On Thu, Sep 13, 2018 at 9:41 AM, Ville Voutilainen
<ville.voutilai...@gmail.com> wrote:
> On 13 September 2018 at 13:41, Ville Voutilainen
> <ville.voutilai...@gmail.com> wrote:
>>> How does this work when:
>>>   unsigned has_complex_copy_ctor : 1;
>> It doesn't. I need more bits. Luckily, we have some available.
>
> Here. I suppose this could theoretically be done in some later stage
> of class completion,
> but that would presumably be an additional member function loop that
> looks at the constructors,
> weeds out copy constructors, and calculates the triviality bit (and it
> should probably then also
> look at fields and bases, again). So while I continue to have a minor
> distaste for this whole approach,
> and how it wastes two perfectly good bits for a dark corner case, I
> think I can learn to live with it.

Really, the problem is that trivial_fn_p shouldn't use
type_has_trivial_fn, and also that the function named
"type_has_trivial_fn" actually returns "type has no non-trivial fn".

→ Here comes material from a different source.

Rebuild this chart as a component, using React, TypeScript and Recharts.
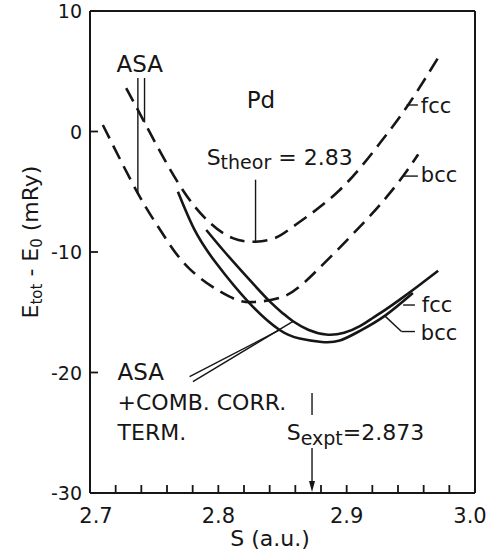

These flags are relics of C++98 semantics.  Your test should also
check that !__is_trivially_constructible(M,M&) and
!__is_trivially_constructible(M2,M2&).

I suppose that given the limited number of possibly trivial
signatures, we can still use flag bits on the class, as your patch is
heading toward: one bit for each of the possibly trivial signatures,
and TYPE_HAS_COMPLEX_COPY_CTOR; then TYPE_HAS_COPY_CTOR is the union
of these.  And similarly for the other possibly trivial functions.